Required task |
Skip the pictures. Reproduce all other material exactly.

Data segment |
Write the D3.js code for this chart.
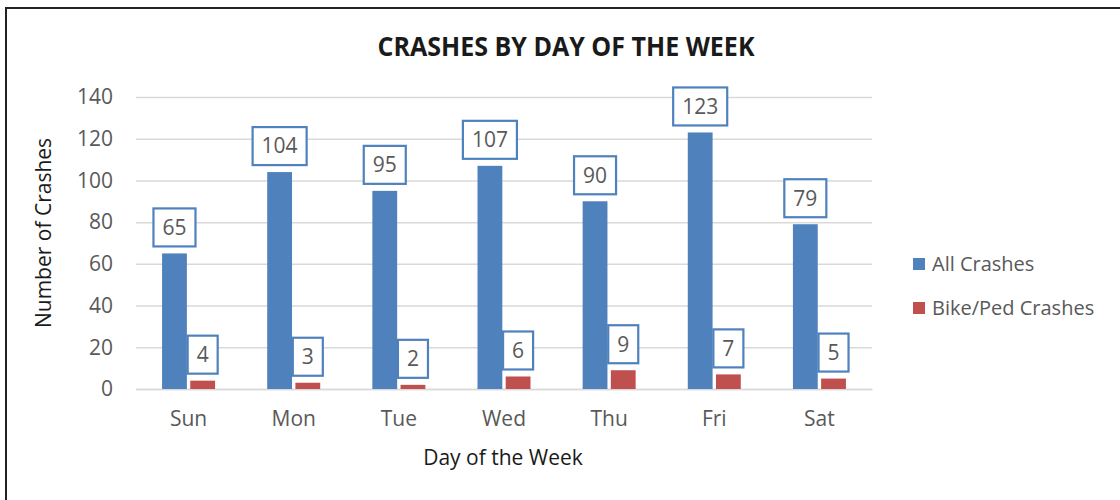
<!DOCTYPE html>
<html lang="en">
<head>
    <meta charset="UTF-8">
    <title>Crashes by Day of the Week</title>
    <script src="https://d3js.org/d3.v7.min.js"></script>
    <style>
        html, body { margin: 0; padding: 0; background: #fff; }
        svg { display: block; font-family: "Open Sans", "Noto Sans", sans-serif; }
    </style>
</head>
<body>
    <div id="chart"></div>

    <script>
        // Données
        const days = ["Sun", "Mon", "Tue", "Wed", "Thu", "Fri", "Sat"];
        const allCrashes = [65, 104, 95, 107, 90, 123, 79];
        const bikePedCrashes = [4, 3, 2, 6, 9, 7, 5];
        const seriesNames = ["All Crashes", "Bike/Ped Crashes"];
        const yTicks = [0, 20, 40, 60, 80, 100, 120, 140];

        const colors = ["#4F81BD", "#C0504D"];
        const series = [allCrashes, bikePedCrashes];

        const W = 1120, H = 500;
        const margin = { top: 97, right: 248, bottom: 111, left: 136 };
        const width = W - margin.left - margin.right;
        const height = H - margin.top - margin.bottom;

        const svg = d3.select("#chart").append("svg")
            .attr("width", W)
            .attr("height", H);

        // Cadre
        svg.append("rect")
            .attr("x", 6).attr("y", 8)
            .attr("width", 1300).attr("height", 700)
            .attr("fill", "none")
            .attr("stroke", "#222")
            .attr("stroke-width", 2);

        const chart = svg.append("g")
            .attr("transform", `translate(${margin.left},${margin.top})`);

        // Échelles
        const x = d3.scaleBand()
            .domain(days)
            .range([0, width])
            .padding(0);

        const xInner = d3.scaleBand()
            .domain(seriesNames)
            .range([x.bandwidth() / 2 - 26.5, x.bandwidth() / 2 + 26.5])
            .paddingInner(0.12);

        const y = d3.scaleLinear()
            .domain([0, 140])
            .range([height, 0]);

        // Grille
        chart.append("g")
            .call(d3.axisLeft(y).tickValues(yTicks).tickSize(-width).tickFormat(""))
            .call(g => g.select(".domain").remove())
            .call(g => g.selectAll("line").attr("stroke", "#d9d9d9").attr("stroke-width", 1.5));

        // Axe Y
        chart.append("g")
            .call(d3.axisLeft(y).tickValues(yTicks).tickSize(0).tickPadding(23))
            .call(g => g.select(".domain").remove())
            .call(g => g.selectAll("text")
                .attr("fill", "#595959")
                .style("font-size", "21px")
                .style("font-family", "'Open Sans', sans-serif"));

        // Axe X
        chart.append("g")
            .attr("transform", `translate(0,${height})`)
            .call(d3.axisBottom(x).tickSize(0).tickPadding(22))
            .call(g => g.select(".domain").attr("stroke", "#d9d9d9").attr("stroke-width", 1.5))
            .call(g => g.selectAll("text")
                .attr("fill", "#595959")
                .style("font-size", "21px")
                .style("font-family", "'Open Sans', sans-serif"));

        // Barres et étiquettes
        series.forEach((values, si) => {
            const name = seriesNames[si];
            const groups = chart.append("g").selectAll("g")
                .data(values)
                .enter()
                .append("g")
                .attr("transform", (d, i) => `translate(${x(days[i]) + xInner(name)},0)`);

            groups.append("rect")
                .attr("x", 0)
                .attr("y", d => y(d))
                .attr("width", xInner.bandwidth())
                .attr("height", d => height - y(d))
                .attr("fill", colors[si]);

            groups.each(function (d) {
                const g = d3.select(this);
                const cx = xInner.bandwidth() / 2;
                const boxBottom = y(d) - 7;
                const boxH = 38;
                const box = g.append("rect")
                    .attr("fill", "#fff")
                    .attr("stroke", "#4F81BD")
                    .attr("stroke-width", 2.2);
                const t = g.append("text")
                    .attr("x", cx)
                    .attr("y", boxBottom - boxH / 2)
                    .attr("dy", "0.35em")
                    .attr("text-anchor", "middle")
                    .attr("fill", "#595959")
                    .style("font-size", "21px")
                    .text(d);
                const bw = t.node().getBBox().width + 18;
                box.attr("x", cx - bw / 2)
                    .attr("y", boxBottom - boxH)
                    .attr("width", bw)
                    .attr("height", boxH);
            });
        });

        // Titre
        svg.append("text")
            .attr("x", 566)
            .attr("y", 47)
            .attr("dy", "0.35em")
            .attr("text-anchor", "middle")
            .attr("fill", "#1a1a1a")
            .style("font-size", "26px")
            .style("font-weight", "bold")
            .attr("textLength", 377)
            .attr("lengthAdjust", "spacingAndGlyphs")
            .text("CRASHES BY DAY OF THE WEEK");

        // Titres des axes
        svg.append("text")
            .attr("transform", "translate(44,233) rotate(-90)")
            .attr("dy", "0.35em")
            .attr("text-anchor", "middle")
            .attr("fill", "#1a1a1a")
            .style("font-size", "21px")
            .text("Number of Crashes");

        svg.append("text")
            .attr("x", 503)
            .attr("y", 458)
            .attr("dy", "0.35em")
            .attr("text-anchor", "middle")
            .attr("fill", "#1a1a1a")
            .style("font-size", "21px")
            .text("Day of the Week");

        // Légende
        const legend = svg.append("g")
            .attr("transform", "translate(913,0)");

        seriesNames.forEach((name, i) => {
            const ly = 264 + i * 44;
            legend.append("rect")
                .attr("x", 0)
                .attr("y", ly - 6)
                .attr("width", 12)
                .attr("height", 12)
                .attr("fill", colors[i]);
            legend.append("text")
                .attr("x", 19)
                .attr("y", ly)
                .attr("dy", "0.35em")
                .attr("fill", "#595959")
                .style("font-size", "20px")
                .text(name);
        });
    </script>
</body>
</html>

Exercise output |
Write the D3.js code for this chart.
<!DOCTYPE html>
<html lang="en">
<head>
    <meta charset="UTF-8">
    <title>Crashes by Day of the Week</title>
    <script src="https://d3js.org/d3.v7.min.js"></script>
    <style>
        html, body { margin: 0; padding: 0; background: #fff; }
        svg { display: block; font-family: "Open Sans", "Noto Sans", sans-serif; }
    </style>
</head>
<body>
    <div id="chart"></div>

    <script>
        // Données
        const days = ["Sun", "Mon", "Tue", "Wed", "Thu", "Fri", "Sat"];
        const allCrashes = [65, 104, 95, 107, 90, 123, 79];
        const bikePedCrashes = [4, 3, 2, 6, 9, 7, 5];
        const seriesNames = ["All Crashes", "Bike/Ped Crashes"];
        const yTicks = [0, 20, 40, 60, 80, 100, 120, 140];

        const colors = ["#4F81BD", "#C0504D"];
        const series = [allCrashes, bikePedCrashes];

        const W = 1120, H = 500;
        const margin = { top: 97, right: 248, bottom: 111, left: 136 };
        const width = W - margin.left - margin.right;
        const height = H - margin.top - margin.bottom;

        const svg = d3.select("#chart").append("svg")
            .attr("width", W)
            .attr("height", H);

        // Cadre
        svg.append("rect")
            .attr("x", 6).attr("y", 8)
            .attr("width", 1300).attr("height", 700)
            .attr("fill", "none")
            .attr("stroke", "#222")
            .attr("stroke-width", 2);

        const chart = svg.append("g")
            .attr("transform", `translate(${margin.left},${margin.top})`);

        // Échelles
        const x = d3.scaleBand()
            .domain(days)
            .range([0, width])
            .padding(0);

        const xInner = d3.scaleBand()
            .domain(seriesNames)
            .range([x.bandwidth() / 2 - 26.5, x.bandwidth() / 2 + 26.5])
            .paddingInner(0.12);

        const y = d3.scaleLinear()
            .domain([0, 140])
            .range([height, 0]);

        // Grille
        chart.append("g")
            .call(d3.axisLeft(y).tickValues(yTicks).tickSize(-width).tickFormat(""))
            .call(g => g.select(".domain").remove())
            .call(g => g.selectAll("line").attr("stroke", "#d9d9d9").attr("stroke-width", 1.5));

        // Axe Y
        chart.append("g")
            .call(d3.axisLeft(y).tickValues(yTicks).tickSize(0).tickPadding(23))
            .call(g => g.select(".domain").remove())
            .call(g => g.selectAll("text")
                .attr("fill", "#595959")
                .style("font-size", "21px")
                .style("font-family", "'Open Sans', sans-serif"));

        // Axe X
        chart.append("g")
            .attr("transform", `translate(0,${height})`)
            .call(d3.axisBottom(x).tickSize(0).tickPadding(22))
            .call(g => g.select(".domain").attr("stroke", "#d9d9d9").attr("stroke-width", 1.5))
            .call(g => g.selectAll("text")
                .attr("fill", "#595959")
                .style("font-size", "21px")
                .style("font-family", "'Open Sans', sans-serif"));

        // Barres et étiquettes
        series.forEach((values, si) => {
            const name = seriesNames[si];
            const groups = chart.append("g").selectAll("g")
                .data(values)
                .enter()
                .append("g")
                .attr("transform", (d, i) => `translate(${x(days[i]) + xInner(name)},0)`);

            groups.append("rect")
                .attr("x", 0)
                .attr("y", d => y(d))
                .attr("width", xInner.bandwidth())
                .attr("height", d => height - y(d))
                .attr("fill", colors[si]);

            groups.each(function (d) {
                const g = d3.select(this);
                const cx = xInner.bandwidth() / 2;
                const boxBottom = y(d) - 7;
                const boxH = 38;
                const box = g.append("rect")
                    .attr("fill", "#fff")
                    .attr("stroke", "#4F81BD")
                    .attr("stroke-width", 2.2);
                const t = g.append("text")
                    .attr("x", cx)
                    .attr("y", boxBottom - boxH / 2)
                    .attr("dy", "0.35em")
                    .attr("text-anchor", "middle")
                    .attr("fill", "#595959")
                    .style("font-size", "21px")
                    .text(d);
                const bw = t.node().getBBox().width + 18;
                box.attr("x", cx - bw / 2)
                    .attr("y", boxBottom - boxH)
                    .attr("width", bw)
                    .attr("height", boxH);
            });
        });

        // Titre
        svg.append("text")
            .attr("x", 566)
            .attr("y", 47)
            .attr("dy", "0.35em")
            .attr("text-anchor", "middle")
            .attr("fill", "#1a1a1a")
            .style("font-size", "26px")
            .style("font-weight", "bold")
            .attr("textLength", 377)
            .attr("lengthAdjust", "spacingAndGlyphs")
            .text("CRASHES BY DAY OF THE WEEK");

        // Titres des axes
        svg.append("text")
            .attr("transform", "translate(44,233) rotate(-90)")
            .attr("dy", "0.35em")
            .attr("text-anchor", "middle")
            .attr("fill", "#1a1a1a")
            .style("font-size", "21px")
            .text("Number of Crashes");

        svg.append("text")
            .attr("x", 503)
            .attr("y", 458)
            .attr("dy", "0.35em")
            .attr("text-anchor", "middle")
            .attr("fill", "#1a1a1a")
            .style("font-size", "21px")
            .text("Day of the Week");

        // Légende
        const legend = svg.append("g")
            .attr("transform", "translate(913,0)");

        seriesNames.forEach((name, i) => {
            const ly = 264 + i * 44;
            legend.append("rect")
                .attr("x", 0)
                .attr("y", ly - 6)
                .attr("width", 12)
                .attr("height", 12)
                .attr("fill", colors[i]);
            legend.append("text")
                .attr("x", 19)
                .attr("y", ly)
                .attr("dy", "0.35em")
                .attr("fill", "#595959")
                .style("font-size", "20px")
                .text(name);
        });
    </script>
</body>
</html>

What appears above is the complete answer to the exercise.